Brazil’s former president Luiz Inácio Lula da Silva will learn later this month of January whether a prison sentence against him is upheld, officials said, potentially knocking him out of this year’s presidential election.

Lula was sentenced in July 2017 to 9.5 years behind bars after being convicted of corruption in Brazil’s “Car Wash” graft scandal.

The court in Porto Alegre said it will rule on his appeal January 24. That could decide whether Lula can take part in October 2018 presidential elections in which he is currently the frontrunner.

Although experts say Lula may still manage to find ways to appeal further, a ruling against him would throw the already unusual race into further uncertainty.

After years of economic decline and corruption scandals, Brazilians are so far turning away from centrist, traditional candidates, with Lula a comfortable leader in the polls, despite his many legal problems.

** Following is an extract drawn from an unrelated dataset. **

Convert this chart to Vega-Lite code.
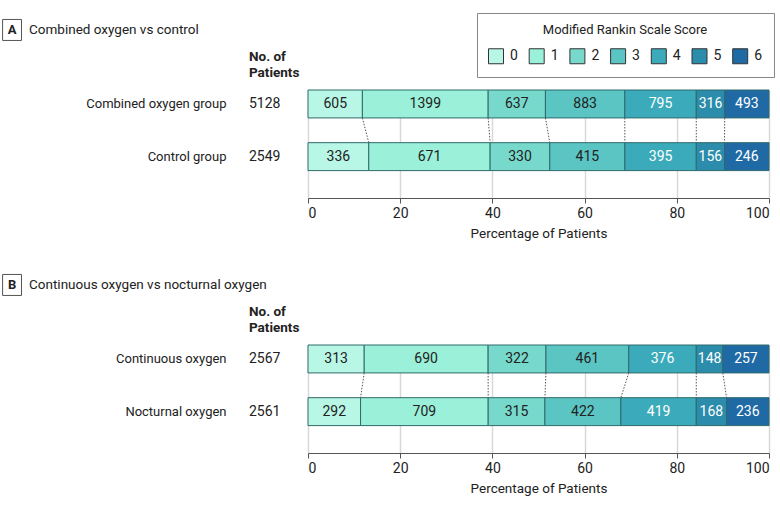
{
  "$schema": "https://vega.github.io/schema/vega-lite/v6.json",
  "autosize": {"type": "pad"},
  "padding": {"left": 0, "top": 12, "right": 4, "bottom": 4},
  "bounds": "flush",
  "spacing": 147,
  "datasets": {
    "a": [
      {"group": "Combined oxygen group", "score": 0, "n": 605},
      {"group": "Combined oxygen group", "score": 1, "n": 1399},
      {"group": "Combined oxygen group", "score": 2, "n": 637},
      {"group": "Combined oxygen group", "score": 3, "n": 883},
      {"group": "Combined oxygen group", "score": 4, "n": 795},
      {"group": "Combined oxygen group", "score": 5, "n": 316},
      {"group": "Combined oxygen group", "score": 6, "n": 493},
      {"group": "Control group", "score": 0, "n": 336},
      {"group": "Control group", "score": 1, "n": 671},
      {"group": "Control group", "score": 2, "n": 330},
      {"group": "Control group", "score": 3, "n": 415},
      {"group": "Control group", "score": 4, "n": 395},
      {"group": "Control group", "score": 5, "n": 156},
      {"group": "Control group", "score": 6, "n": 246}
    ],
    "b": [
      {"group": "Continuous oxygen", "score": 0, "n": 313},
      {"group": "Continuous oxygen", "score": 1, "n": 690},
      {"group": "Continuous oxygen", "score": 2, "n": 322},
      {"group": "Continuous oxygen", "score": 3, "n": 461},
      {"group": "Continuous oxygen", "score": 4, "n": 376},
      {"group": "Continuous oxygen", "score": 5, "n": 148},
      {"group": "Continuous oxygen", "score": 6, "n": 257},
      {"group": "Nocturnal oxygen", "score": 0, "n": 292},
      {"group": "Nocturnal oxygen", "score": 1, "n": 709},
      {"group": "Nocturnal oxygen", "score": 2, "n": 315},
      {"group": "Nocturnal oxygen", "score": 3, "n": 422},
      {"group": "Nocturnal oxygen", "score": 4, "n": 419},
      {"group": "Nocturnal oxygen", "score": 5, "n": 168},
      {"group": "Nocturnal oxygen", "score": 6, "n": 236}
    ],
    "one": [{}]
  },
  "vconcat": [
    {
      "width": 461,
      "height": 108,
      "layer": [
        {
          "data": {"name": "a"},
          "transform": [
            {"stack": "n", "groupby": ["group"], "sort": [{"field": "score", "order": "ascending"}], "offset": "normalize", "as": ["x0", "x1"]}
          ],
          "mark": {"type": "bar", "stroke": "#2f6a6a", "strokeWidth": 1},
          "encoding": {
            "x": {"field": "x0", "type": "quantitative", "scale": {"domain": [0, 1], "nice": false, "zero": false},
              "axis": {"title": "Percentage of Patients", "values": [0, 0.2, 0.4, 0.6, 0.8, 1], "labelExpr": "format(datum.value*100, 'd')"}},
            "x2": {"field": "x1"},
            "y": {"field": "group", "type": "nominal", "scale": {"domain": ["Combined oxygen group", "Control group"], "paddingInner": 0.47, "paddingOuter": 0.26, "align": 0}, "axis": {"title": null}},
            "color": {"field": "score", "type": "ordinal", "scale": {"domain": [0, 1, 2, 3, 4, 5, 6], "range": ["#b8f6e6", "#9af0d8", "#76d9cc", "#5bc5c4", "#3babbb", "#2b8cab", "#1f6aa5"]},
              "legend": {"orient": "none", "legendX": 169, "legendY": -77, "direction": "horizontal", "title": "Modified Rankin Scale Score"}}
          }
        },
        {
          "data": {"name": "a"},
          "transform": [
            {"stack": "n", "groupby": ["group"], "sort": [{"field": "score", "order": "ascending"}], "offset": "normalize", "as": ["x0", "x1"]},
            {"calculate": "(datum.x0 + datum.x1) / 2", "as": "mid"}
          ],
          "mark": {"type": "text", "fontSize": 14, "baseline": "middle", "align": "center"},
          "encoding": {
            "x": {"field": "mid", "type": "quantitative"},
            "y": {"field": "group", "type": "nominal"},
            "text": {"field": "n", "type": "quantitative"},
            "color": {"condition": {"test": "datum.score >= 4", "value": "#ffffff"}, "value": "#222222"}
          }
        },
        {
          "data": {"name": "a"},
          "transform": [
            {"stack": "n", "groupby": ["group"], "sort": [{"field": "score", "order": "ascending"}], "offset": "normalize", "as": ["x0", "x1"]},
            {"filter": "datum.score < 6"},
            {"pivot": "group", "value": "x1", "groupby": ["score"]}
          ],
          "mark": {"type": "rule", "strokeDash": [1.5, 1.5], "color": "#555555", "strokeWidth": 1, "yOffset": 14, "y2Offset": -14},
          "encoding": {
            "x": {"field": "Combined oxygen group", "type": "quantitative"},
            "x2": {"field": "Control group"},
            "y": {"datum": "Combined oxygen group", "type": "nominal"},
            "y2": {"datum": "Control group"}
          }
        },
        {
          "data": {"name": "a"},
          "transform": [{"aggregate": [{"op": "sum", "field": "n", "as": "total"}], "groupby": ["group"]}],
          "mark": {"type": "text", "fontSize": 14, "align": "left", "baseline": "middle", "color": "#222222"},
          "encoding": {
            "x": {"datum": -0.128, "type": "quantitative"},
            "y": {"field": "group", "type": "nominal"},
            "text": {"field": "total", "type": "quantitative"}
          }
        },
        {
          "data": {"name": "one"},
          "mark": {"type": "text", "fontSize": 13.5, "fontWeight": "bold", "align": "left", "baseline": "top", "lineHeight": 16, "dy": -54, "color": "#222222", "text": ["No. of", "Patients"]},
          "encoding": {
            "x": {"datum": -0.128, "type": "quantitative"},
            "y": {"datum": "Combined oxygen group", "type": "nominal"}
          }
        },
        {
          "data": {"name": "one"},
          "mark": {"type": "point", "shape": "M-0.9,-1H0.9V1H-0.9Z", "size": 441, "filled": false, "stroke": "#555555", "strokeWidth": 1, "opacity": 1, "yOffset": -74},
          "encoding": {
            "x": {"datum": -0.642, "type": "quantitative"},
            "y": {"datum": "Combined oxygen group", "type": "nominal"}
          }
        },
        {
          "data": {"name": "one"},
          "mark": {"type": "text", "fontSize": 13, "fontWeight": "bold", "align": "center", "baseline": "middle", "dy": -74, "color": "#222222", "text": "A"},
          "encoding": {
            "x": {"datum": -0.642, "type": "quantitative"},
            "y": {"datum": "Combined oxygen group", "type": "nominal"}
          }
        },
        {
          "data": {"name": "one"},
          "mark": {"type": "text", "fontSize": 13.5, "align": "left", "baseline": "middle", "dy": -74, "color": "#222222", "text": "Combined oxygen vs control"},
          "encoding": {
            "x": {"datum": -0.6052, "type": "quantitative"},
            "y": {"datum": "Combined oxygen group", "type": "nominal"}
          }
        }
      ]
    },
    {
      "width": 461,
      "height": 108,
      "layer": [
        {
          "data": {"name": "b"},
          "transform": [
            {"stack": "n", "groupby": ["group"], "sort": [{"field": "score", "order": "ascending"}], "offset": "normalize", "as": ["x0", "x1"]}
          ],
          "mark": {"type": "bar", "stroke": "#2f6a6a", "strokeWidth": 1},
          "encoding": {
            "x": {"field": "x0", "type": "quantitative", "scale": {"domain": [0, 1], "nice": false, "zero": false},
              "axis": {"title": "Percentage of Patients", "values": [0, 0.2, 0.4, 0.6, 0.8, 1], "labelExpr": "format(datum.value*100, 'd')"}},
            "x2": {"field": "x1"},
            "y": {"field": "group", "type": "nominal", "scale": {"domain": ["Continuous oxygen", "Nocturnal oxygen"], "paddingInner": 0.47, "paddingOuter": 0.26, "align": 0}, "axis": {"title": null}},
            "color": {"field": "score", "type": "ordinal", "scale": {"domain": [0, 1, 2, 3, 4, 5, 6], "range": ["#b8f6e6", "#9af0d8", "#76d9cc", "#5bc5c4", "#3babbb", "#2b8cab", "#1f6aa5"]},
              "legend": {"orient": "none", "legendX": 169, "legendY": -77, "direction": "horizontal", "title": "Modified Rankin Scale Score"}}
          }
        },
        {
          "data": {"name": "b"},
          "transform": [
            {"stack": "n", "groupby": ["group"], "sort": [{"field": "score", "order": "ascending"}], "offset": "normalize", "as": ["x0", "x1"]},
            {"calculate": "(datum.x0 + datum.x1) / 2", "as": "mid"}
          ],
          "mark": {"type": "text", "fontSize": 14, "baseline": "middle", "align": "center"},
          "encoding": {
            "x": {"field": "mid", "type": "quantitative"},
            "y": {"field": "group", "type": "nominal"},
            "text": {"field": "n", "type": "quantitative"},
            "color": {"condition": {"test": "datum.score >= 4", "value": "#ffffff"}, "value": "#222222"}
          }
        },
        {
          "data": {"name": "b"},
          "transform": [
            {"stack": "n", "groupby": ["group"], "sort": [{"field": "score", "order": "ascending"}], "offset": "normalize", "as": ["x0", "x1"]},
            {"filter": "datum.score < 6"},
            {"pivot": "group", "value": "x1", "groupby": ["score"]}
          ],
          "mark": {"type": "rule", "strokeDash": [1.5, 1.5], "color": "#555555", "strokeWidth": 1, "yOffset": 14, "y2Offset": -14},
          "encoding": {
            "x": {"field": "Continuous oxygen", "type": "quantitative"},
            "x2": {"field": "Nocturnal oxygen"},
            "y": {"datum": "Continuous oxygen", "type": "nominal"},
            "y2": {"datum": "Nocturnal oxygen"}
          }
        },
        {
          "data": {"name": "b"},
          "transform": [{"aggregate": [{"op": "sum", "field": "n", "as": "total"}], "groupby": ["group"]}],
          "mark": {"type": "text", "fontSize": 14, "align": "left", "baseline": "middle", "color": "#222222"},
          "encoding": {
            "x": {"datum": -0.128, "type": "quantitative"},
            "y": {"field": "group", "type": "nominal"},
            "text": {"field": "total", "type": "quantitative"}
          }
        },
        {
          "data": {"name": "one"},
          "mark": {"type": "text", "fontSize": 13.5, "fontWeight": "bold", "align": "left", "baseline": "top", "lineHeight": 16, "dy": -54, "color": "#222222", "text": ["No. of", "Patients"]},
          "encoding": {
            "x": {"datum": -0.128, "type": "quantitative"},
            "y": {"datum": "Continuous oxygen", "type": "nominal"}
          }
        },
        {
          "data": {"name": "one"},
          "mark": {"type": "point", "shape": "M-0.9,-1H0.9V1H-0.9Z", "size": 441, "filled": false, "stroke": "#555555", "strokeWidth": 1, "opacity": 1, "yOffset": -74},
          "encoding": {
            "x": {"datum": -0.642, "type": "quantitative"},
            "y": {"datum": "Continuous oxygen", "type": "nominal"}
          }
        },
        {
          "data": {"name": "one"},
          "mark": {"type": "text", "fontSize": 13, "fontWeight": "bold", "align": "center", "baseline": "middle", "dy": -74, "color": "#222222", "text": "B"},
          "encoding": {
            "x": {"datum": -0.642, "type": "quantitative"},
            "y": {"datum": "Continuous oxygen", "type": "nominal"}
          }
        },
        {
          "data": {"name": "one"},
          "mark": {"type": "text", "fontSize": 13.5, "align": "left", "baseline": "middle", "dy": -74, "color": "#222222", "text": "Continuous oxygen vs nocturnal oxygen"},
          "encoding": {
            "x": {"datum": -0.6052, "type": "quantitative"},
            "y": {"datum": "Continuous oxygen", "type": "nominal"}
          }
        }
      ]
    }
  ],
  "config": {
    "font": "Roboto",
    "view": {"stroke": null},
    "axisX": {
      "grid": true, "gridColor": "#d8d8d8", "gridWidth": 1.5,
      "domainColor": "#555555", "tickColor": "#555555", "tickSize": 5,
      "labelFontSize": 14, "labelColor": "#222222", "labelPadding": 3,
      "titleFontSize": 13.5, "titleFontWeight": "normal", "titleColor": "#222222", "titlePadding": 6
    },
    "axisY": {
      "domain": false, "ticks": false, "grid": false,
      "labelPadding": 82, "labelFontSize": 13, "labelColor": "#222222"
    },
    "legend": {
      "symbolType": "square", "symbolSize": 225, "symbolStrokeColor": "#333333", "symbolStrokeWidth": 1, "symbolOpacity": 1,
      "labelFontSize": 14, "labelColor": "#222222", "labelOffset": 6, "columnPadding": 8.7,
      "strokeColor": "#888888", "padding": 11,
      "titleAnchor": "middle", "titleFontSize": 13, "titleFontWeight": "normal", "titleColor": "#222222", "titlePadding": 11
    }
  }
}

An appeals court spokesman said that a three-judge panel would consider the case.

Lula’s lawyer, Cristiano Zanin, told Folha de S. Paulo newspaper that the appeal had been dealt with in “record time” – an indication of the pressure on the court to clarify the politically explosive situation.

The sentence followed Lula’s conviction in a case where he was accused of benefiting from bribes from a major construction firm called OAS that were paid in the form of a luxury seaside apartment.

Lula, who also faces six other corruption cases, says he is being persecuted by right wing opponents who do not want him back in power.

Lula was hugely popular during his 2003-2010 two-term presidency, but his reputation has been damaged by steep economic decline under his handpicked successor Dilma Rousseff, also from the leftist Workers’ Party, and mammoth corruption revelations.

Investigators have revealed that swaths of political parties and politicians – allegedly including current President Michel Temer, Lula and many others at the top – took bribes from big Brazilian companies for years in exchange for help in getting them contracts.